Wer in meist völlig überfüllten Transportmitteln das Zielland erreicht hatte, stieß wie in Frankreich auf viel Bürokratie und Reserviertheit, in der Sowjetunion auf den Terror der Säuberungen von 1936/37 oder landete in New York ausgegrenzt in "Germantown" im Existenzkampf der einfachen Leute. Die große Not der Mehrheit konnte auch durch die Hilfsbereitschaft einzelner Menschen und Organisationen nur wenig gelindert werden. Zudem war es aufgrund des deutschen Eroberungskriegs oft nicht die letzte Station der Odyssee. Relativ großzügig ließen Mexiko und die Tschechoslowakei Flüchtlinge einreisen, für Shanghai wurde nicht mal ein Visum benötigt und Großbritannien rettete 10.000 jüdische Mädchen und Jungen mit Kindertransporten.

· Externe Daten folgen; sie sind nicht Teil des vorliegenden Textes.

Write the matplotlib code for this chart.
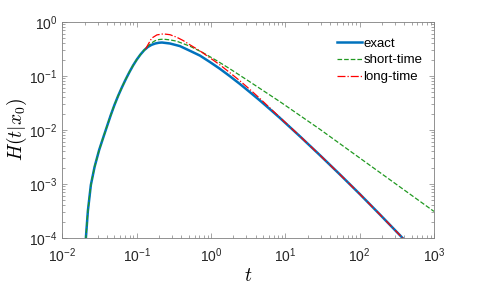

Schiffsunglücke, Irrfahrten und Zurückweisungen

Die Lage wurde mit dem Auswanderungsverbot vom Herbst 1941 noch verheerender, jetzt wurde endgültig auf physische, systematisch organisierte Ausrottung gesetzt. Nun war nur noch illegale Flucht - beispielsweise organisiert von der zionistischen Haganah in Palästina - möglich, die jedoch häufig durch Schiffsunglücke, Irrfahrten und Zurückweisungen unglücklich endete.

Als Autor etlicher Bücher über Hitlerdeutschland hat Benz auch das ganze Elend zusammenfassende Lebensberichte ausgewertet. Die nach Haifa geflüchtete Jüdin Ima leidet unter Heimweh und Schwermut: ein "unglückliches, verrutschtes Leben". Die Dichterin und Malerin Etel Adnan konstatiert: "Exiliert zu sein heißt, besiegt, geschlagen zu sein."

Exil ende, wenn Integration aus dem Gast einen Bürger mache - mit all den beidseitigen Anforderungen, die das bedeute, schreibt Benz, und: Die Hunderttausenden Bürger in Deutschland, die gegen "Remigration" und für Demokratie Toleranz und Humanität demonstrieren, hätten die richtige Erkenntnis aus der Geschichte des Exils gezogen.